II. Galvanized Layer Parameters
SECC's core performance (such as corrosion resistance) depends primarily on the galvanized layer, and key influencing factors include:
Coating Thickness:
Coating thickness is a key indicator of corrosion resistance (usually expressed as the weight of the zinc coating on a single surface, e.g., E8-E32, corresponding to 1.4-7.0μm). Insufficient thickness will result in reduced corrosion resistance and premature red rusting during salt spray testing; excessive thickness, on the other hand, may increase costs and may cause "zinc accumulation" during bending, leading to cracking.
Coating Uniformity:
Uneven current distribution during the galvanizing process can result in significant variations in coating thickness across different areas of the steel plate (e.g., too thick at the edges, too thin in the center), resulting in localized corrosion resistance and a reduced overall service life. Zinc Coating Purity and Structure:
Imponents such as lead (Pb) and iron (Fe) in the coating may reduce its ductility and cause cracking during processing. The zinc coating's crystal structure (e.g., columnar or equiaxed crystals) can affect its adhesion strength, and a loosely structured coating is prone to detachment.

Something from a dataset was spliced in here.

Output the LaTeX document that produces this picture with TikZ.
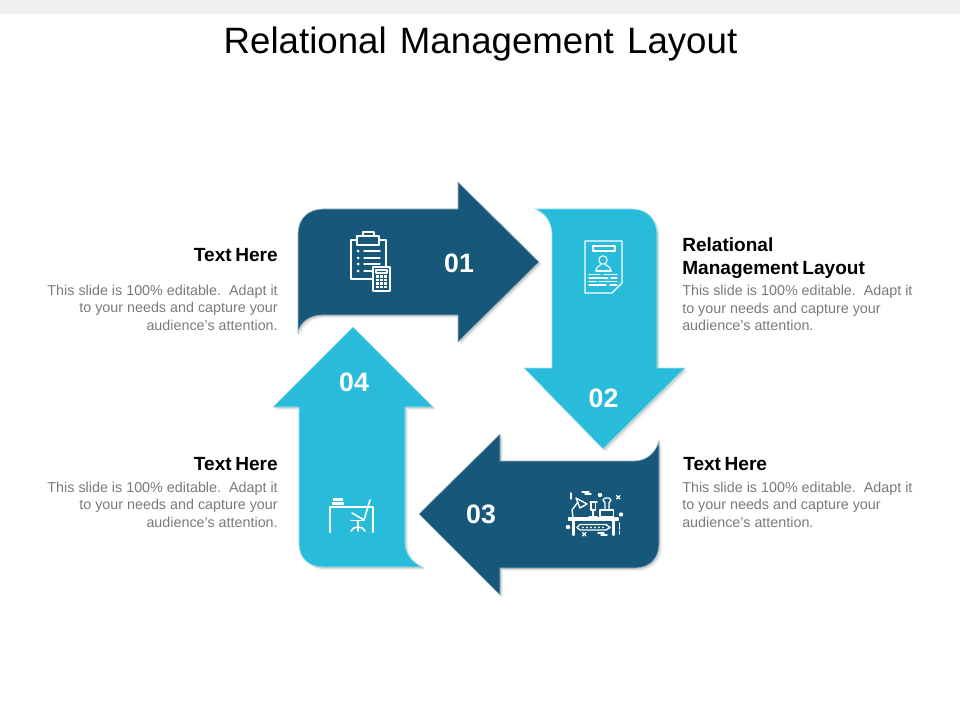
\documentclass[tikz,border=0pt]{standalone}
\usepackage{fontspec}
\setmainfont{Liberation Sans}
\definecolor{darkblue}{HTML}{17587A}
\definecolor{lightblue}{HTML}{29BBDA}
\definecolor{bodygray}{HTML}{7A7A7A}
\definecolor{topbar}{HTML}{F0F0F0}
\newcommand{\ShadedArrow}[2]{%
  \foreach \d/\o in {3.2/.03,2.4/.05,1.6/.07,0.8/.08}{\fill[black,opacity=\o,shift={(\d*0.75pt,-\d*0.75pt)}] #2;}
  \fill[#1] #2;
  \draw[#1!45!white,line width=.5pt] #2;}
\newcommand{\headfont}{\fontsize{14.3}{17.2}\selectfont\bfseries\spaceskip=.19em\relax}
\tikzset{
  num/.style={text=white,font=\fontsize{20}{22}\selectfont\bfseries,inner sep=0pt},
  head/.style={text=black,font=\headfont,inner sep=0pt},
  body/.style={text=bodygray,font=\fontsize{10.75}{13.1}\selectfont,inner sep=0pt},
  ico/.style={draw=white,line width=1pt,line cap=round,line join=round},
  icothin/.style={draw=white,line width=.8pt,line cap=round,line join=round},
  icodot/.style={fill=white,draw=none}
}
\begin{document}
\begin{tikzpicture}[x=0.75pt,y=-0.75pt]
\useasboundingbox (0,0) rectangle (960,720);
\fill[topbar] (0,0) rectangle (960,14);
\node[inner sep=0pt,font=\fontsize{27.5}{32}\selectfont] (title) at (480.5,44) {Relational\hspace{.36em}Management\hspace{.36em}Layout};

\ShadedArrow{darkblue}{(298,234) .. controls (298,219) and (308,209) .. (323,209) -- (458,209) -- (458,182) -- (539,262) -- (458,342) -- (458,315) -- (323,315) .. controls (309,315) and (299,323) .. (298,334) -- cycle}
\ShadedArrow{lightblue}{(535,209) .. controls (546,213) and (552,223) .. (552,235) -- (552,368) -- (524,368) -- (603,449) -- (685,368) -- (657,368) -- (657,235) .. controls (657,219) and (647,209) .. (632,209) -- cycle}
\ShadedArrow{darkblue}{(659,441) .. controls (656,452) and (647,461) .. (634,461) -- (500,461) -- (500,434) -- (419,514) -- (500,595) -- (500,568) -- (635,568) .. controls (650,568) and (659,558) .. (659,544) -- cycle}
\ShadedArrow{lightblue}{(423,567) .. controls (412,563) and (405,553) .. (405,542) -- (405,407) -- (433,407) -- (353,327) -- (273,407) -- (299,407) -- (299,544) .. controls (299,558) and (309,567) .. (323,567) -- cycle}

\node[num] (n1) at (459,263) {01};
\node[num] (n2) at (603.5,398) {02};
\node[num] (n3) at (481,514.5) {03};
\node[num] (n4) at (354,382) {04};

% clipboard icon
\draw[ico] (357,240) -- (351,240) -- (351,279) -- (373,279);
\draw[ico] (379,240) -- (386,240) -- (386,267);
\draw[ico] (357,245) rectangle (379,236);
\draw[ico] (363,236) -- (363,232) -- (374,232) -- (374,236);
\foreach \yy in {251,258,264,271}{\fill[white] (358,\yy) circle (1.5);}
\foreach \yy in {251,258}{\draw[icothin] (364,\yy) -- (380,\yy);}
\draw[icothin] (364,264) -- (380,264);
\draw[icothin] (364,271) -- (372,271);
\draw[ico,fill=darkblue] (373,267) rectangle (390,291);
\draw[icothin] (376,270) rectangle (387,273);
\foreach \xx in {377.5,381.5,385.5}{\foreach \yy in {276.5,280,283.5,287}{\fill[white] (\xx-1.2,\yy-1.1) rectangle (\xx+1.2,\yy+1.1);}}

% document icon
\draw[ico] (612,293) -- (585,293) -- (585,241) -- (622,241) -- (622,283) -- cycle;
\draw[icothin] (593,246) rectangle (615,251);
\draw[icothin] (603,260) circle (4.2);
\draw[icothin] (596,271) .. controls (596,267) and (599,266) .. (601,264.5);
\draw[icothin] (611,271) .. controls (611,267) and (607,266) .. (605,264.5);
\draw[icothin] (596,271) -- (611,271);
\draw[icothin] (589,274.5) -- (600,274.5) (604,274.5) -- (617,274.5);
\draw[icothin] (589,278) -- (608,278) (611,278) -- (617,278);
\draw[icothin] (589,281.5) -- (596,281.5) (599,281.5) -- (617,281.5);
\draw[icothin] (589,285) -- (606,285) (610,285) -- (617,285);

% workshop desk icon
\draw[ico,fill=white] (568.5,518) rectangle (618,520.5);
\draw[ico,line width=1.6pt] (573.5,521) -- (573.5,535) (613.5,521) -- (613.5,535);
\draw[ico] (580,524.5) -- (606,524.5) -- (610,527.5) -- (606,530) -- (580,530) -- (577,527.5) -- cycle;
\foreach \xx in {583,587,591,595,599,603}{\fill[white] (\xx,527.3) circle (1);}
\draw[ico] (573,517) -- (572,510) -- (578,502);
\draw[ico] (576,498) -- (587,504) -- (580,508) -- cycle;
\draw[ico] (570,517.5) -- (580,517.5);
\draw[ico] (589,517) -- (597,517) (593,517) -- (593,510);
\draw[ico] (590,502) -- (597,502) (591,502) -- (591,510) -- (595.5,510) -- (595.5,502);
\draw[ico] (600,517) rectangle (613.5,510);
\draw[ico] (605,510) -- (605,503) -- (603,500) -- (605,498) -- (609,498) -- (611,500) -- (609,503) -- (609,510);
\draw[ico] (571,493) -- (571,499);
\draw[ico] (582,492) -- (589,492) (585,494) -- (591,494);
\fill[white] (600,495) circle (2.2);
\fill[white] (621,514.5) circle (2.2);
\fill[white] (568,527) circle (2.2);
\draw[ico] (616.5,495.5) -- (620,499) (620,495.5) -- (616.5,499);
\draw[ico] (582.5,532.5) -- (586,536) (586,532.5) -- (582.5,536);
\draw[ico] (598,533) -- (604,533) (601,535) -- (607,535);
\draw[ico] (619.5,523) -- (619.5,529) (619.5,531) -- (619.5,534);

% office desk icon
\fill[white] (333,498) rectangle (343,500.5);
\fill[white] (332,502) rectangle (344,505);
\draw[ico,line width=1.6pt] (330,532) -- (330,507) -- (373,507) -- (373,532);
\draw[ico,line width=1.2pt] (370,500) -- (364,520) -- (352,513);
\draw[ico,line width=1.2pt] (351,520.5) -- (364,520.5);
\draw[ico,line width=1.2pt] (358,521) -- (358,528);
\draw[ico,line width=1.2pt] (351,531) .. controls (352,528) and (355,527) .. (358,527) .. controls (361,527) and (364,528) .. (365,531);
\draw[ico,line width=1.2pt] (358,527) -- (358,531);

% texts
\node[head,anchor=east] (h1) at (278,255.5) {Text Here};
\node[body,anchor=north east,align=right] (b1) at (278,284.5) {This slide is 100\% editable.\ \ Adapt it\\to your needs and capture your\\audience's attention.};
\node[head,anchor=east] (h4) at (278,464.5) {Text Here};
\node[body,anchor=north east,align=right] (b4) at (278,481.5) {This slide is 100\% editable.\ \ Adapt it\\to your needs and capture your\\audience's attention.};
\node[head,anchor=north west,align=left] (h2) at (682,237) {Relational\\Management Layout};
\node[body,anchor=north west,align=left] (b2) at (682,285) {This slide is 100\% editable.\ \ Adapt it\\to your needs and capture your\\audience's attention.};
\node[head,anchor=west] (h3) at (683,464.5) {Text Here};
\node[body,anchor=north west,align=left] (b3) at (682,481.5) {This slide is 100\% editable.\ \ Adapt it\\to your needs and capture your\\audience's attention.};
\end{tikzpicture}
\end{document}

III. Surface Treatment Process
SECC surface treatment (e.g., passivation, oiling, and anti-fingerprint treatment) is key to enhancing its functionality. Specific factors influencing this include:
Passivation Film Type and Thickness:
Chromate passivation (traditional process) forms a dense protective film, improving corrosion resistance, but is less environmentally friendly. Chromium-free passivations (e.g., silane and titanate) are more environmentally friendly, but may offer slightly lower corrosion resistance. A passivation film that is too thin provides insufficient protection, while a film that is too thick may impair subsequent painting or welding.
Anti-Fingerprint Treatment Quality:
The uniformity and adhesion of anti-fingerprint coatings (e.g., SECC-N5) are crucial. Flawed coatings or poor adhesion can lead to fingerprint residue and wear, resulting in a loss of anti-fingerprint functionality. Oiling Amount and Type:
Oil application prevents rust during storage and improves lubricity during processing. However, excessive oiling can affect subsequent coating (e.g., poor paint adhesion); insufficient oiling can cause cracking of the steel sheet during stamping due to excessive friction.
IV. Production Process Parameters
Process control during the galvanizing process directly impacts the performance stability of SECC, primarily including:
Electrolysis Parameters:
The current density, temperature, and electrolyte concentration during galvanizing affect the rate and uniformity of zinc deposition. For example, excessively high current density can lead to a rough zinc layer, increased porosity, and reduced corrosion resistance; excessive temperature fluctuations can result in uneven coating thickness.
Substrate Pretreatment:
The quality of degreasing (degreasing) and pickling (removing oxide scale) before galvanizing is crucial. Incomplete degreasing results in poor adhesion between the zinc layer and the substrate; excessive pickling can cause excessive corrosion on the substrate surface, affecting mechanical properties. Post-Processing:
Improper temperature and time control during passivation and drying can lead to passivation film failure (e.g., decomposition due to excessively high drying temperatures) or residual moisture, causing corrosion during storage.
V. Storage and Usage Environment
Even if qualified SECC is produced, subsequent storage and usage conditions can affect its performance, including the following:
Storage Environment:
Humid, high-temperature environments, or those with corrosive gases (such as those in industrial areas or at the seaside) can accelerate SECC corrosion. If stacked without isolation (e.g., direct contact with moisture), "contact corrosion" may occur, leading to localized rust.
Processing Methods:
During processes such as stamping and bending, insufficient mold lubrication or excessive pressure can cause the zinc layer to wear and peel, losing its protective effect. High temperatures during welding can damage the passivation film, requiring additional treatment to prevent rust at the weld points.
Coating and Post-Processing:
If oil or impurities are not removed from the SECC surface, subsequent coating (e.g., spray painting) can cause blistering and flaking, losing its secondary protective effect. Summary: SECC performance is a function of the combined effects of substrate characteristics, zinc coating parameters, surface treatment, production process, and storage and operating environment. Substrate quality is fundamental, while the zinc coating and passivation film provide the core guarantees of corrosion resistance. Production process control determines performance stability, while storage and processing conditions influence actual service life. These factors must be comprehensively considered during product selection and use to ensure compatibility with specific applications (e.g., household appliances, electronic equipment, and other applications requiring surface quality and corrosion resistance).